I bookmakers oramai si rifiutano di raccogliere scommesse

Pennsylvania, Michigan, Wisconsin, North Carolina e Georgia decideranno sul resto del mondo. È la democrazia nel paese più potente del mondo. E non possiamo farci niente. A mezzogiorno del 4 novembre in cui si scrivono queste brevi note ancora non si conoscono le sorti delle presidenziali degli Stati Uniti. Sicuramente i democratici terranno la Camera ma comunque andrà, all’ultimo voto, Trump la ‘butterà in caciara’, come dicono dalle nostre parti, e questo è un dato assai preoccupante. Più preoccupante di quando nel 2000 Al Gore fu indotto a passare la mano per Bush. Lì era il riconteggio di uno staterello. Qui è tutta l’impalcatura del sistema democratico ad entrare in discussione.
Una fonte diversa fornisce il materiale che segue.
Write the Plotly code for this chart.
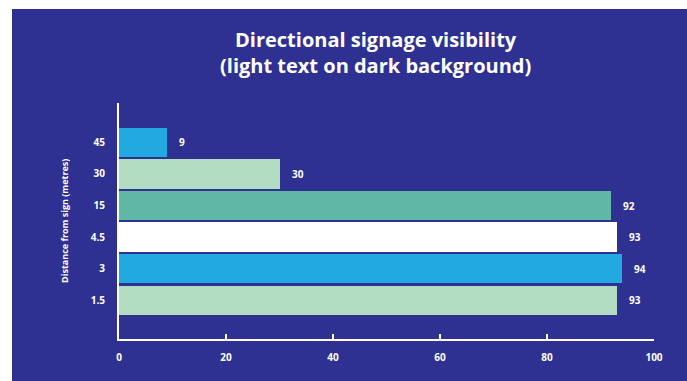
import plotly.graph_objects as go

# Viewing distance from the sign (metres), bottom to top
distances = ["1.5", "3", "4.5", "15", "30", "45"]
# Share of respondents who could read the sign (%)
visibility = [93, 94, 93, 92, 30, 9]
bar_colors = ["#b1dcc1", "#23a9e1", "#ffffff", "#5fb8a5", "#b1dcc1", "#23a9e1"]
x_ticks = [0, 20, 40, 60, 80, 100]

NAVY = "#2e3192"
FONT = "Open Sans"
W, H = 687, 381

fig = go.Figure()
fig.add_trace(go.Bar(
    y=distances,
    x=visibility,
    orientation="h",
    marker=dict(color=bar_colors, line=dict(width=0)),
    width=0.93,
    hoverinfo="skip",
))

# value labels to the right of each bar (category axis positions are indices)
for i, v in enumerate(visibility):
    fig.add_annotation(
        x=v, y=i, xref="x", yref="y", text=f"<b>{v}</b>",
        showarrow=False, xanchor="left", xshift=10,
        font=dict(family=FONT, size=10, color="white"),
    )

# vertical axis title
fig.add_annotation(
    x=-55 / 535, y=0.5, xref="paper", yref="paper",
    text="<b>Distance from sign (metres)</b>", textangle=-90,
    showarrow=False, xanchor="center", yanchor="middle",
    font=dict(family=FONT, size=9, color="white"),
)

# two-line chart title
fig.add_annotation(
    x=(375 - 119) / 535, y=1 + (103 - 24) / 236, xref="paper", yref="paper",
    text="<b>Directional signage visibility<br>(light text on dark background)</b>",
    showarrow=False, xanchor="center", yanchor="top",
    font=dict(family=FONT, size=20, color="white"),
)

# navy panel with a thin white strip along the top and left edges
fig.add_shape(
    type="rect", xref="paper", yref="paper", layer="below",
    x0=(12 - 119) / 535, x1=(W - 119) / 535 + 0.01,
    y0=-42 / 236 - 0.01, y1=1 + (103 - 9) / 236,
    fillcolor=NAVY, line=dict(width=0),
)

fig.update_layout(
    width=W, height=H,
    margin=dict(l=119, r=33, t=103, b=42),
    paper_bgcolor="white",
    plot_bgcolor="rgba(0,0,0,0)",
    showlegend=False,
    bargap=0,
    xaxis=dict(
        range=[0, 100], tickvals=x_ticks, ticktext=[str(t) for t in x_ticks],
        showgrid=False, zeroline=False,
        showline=True, linecolor="white", linewidth=2,
        ticks="inside", ticklen=5, tickwidth=2, tickcolor="white",
        ticklabelstandoff=8,
        tickfont=dict(family=FONT, size=10, color="white", weight="bold"),
        fixedrange=True,
    ),
    yaxis=dict(
        type="category", categoryorder="array", categoryarray=distances,
        range=[-1.23, 6.25],
        showgrid=False, zeroline=False,
        showline=True, linecolor="white", linewidth=2,
        ticks="", ticklabelstandoff=10,
        tickfont=dict(family=FONT, size=10, color="white", weight="bold"),
        fixedrange=True,
    ),
)

fig.write_html("out.html")
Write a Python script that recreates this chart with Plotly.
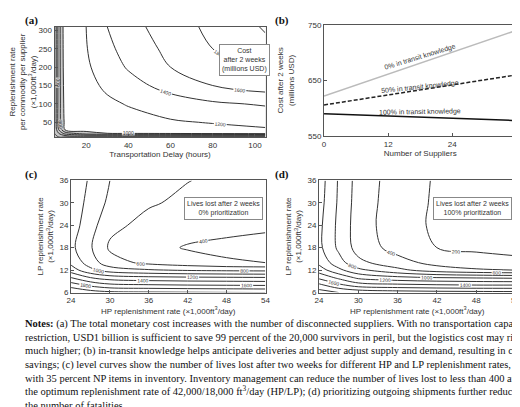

Prima del primo verdetto che proverà ad assegnare la vittoria, sappiamo che a Biden ha dalla sua duecentotrentotto “grandi elettori”. Trump ne ha duecentotredici. Ma per vincere ne occorrono duecentosettanta.
Altro dato certo è che l’affluenza non è mai stata così ampia da un secolo. In un paese dove si deve chiedere la lista elettorale per ottenere il diritto costituzionale al voto sono il sessantasette per cento coloro che hanno votato. La grande affluenza, dicono gli esperti, dovrebbe rafforzare i democratici. Figuratevi se avessero votato in meno! La pessima gestione dell’epidemia dovrebbe aver incrinato la politica di Trump ma ha rafforzato la sua dismissione dallo stato di malattia. L’orrore dell’omicidio di una persona di colore da parte di un poliziotto ha creato rabbia, manifestazioni, città in piena agitazione. Ma non per tutti gli americani. Molti sono invece rassicurati dall’uso della forza. I neri che si sono affermati non amano vedere riproposta la storia del nero negletto e vittima di un sistema crudele. Loro nel sistema ci sono tutti e ne vogliono uscire ancor più vincenti. E la logica di coloro che vogliono uscire vincenti dal loro ambiente funziona nell’ideologia trumpiana.
Probabilmente, scritto sempre a mezzogiorno del 4 novembre, non sarà Trump il presidente degli Stati Uniti confermato. Ma la sua non può che essere letta come una vittoria di un certo tipo di americanismo che è impossibile scalfire.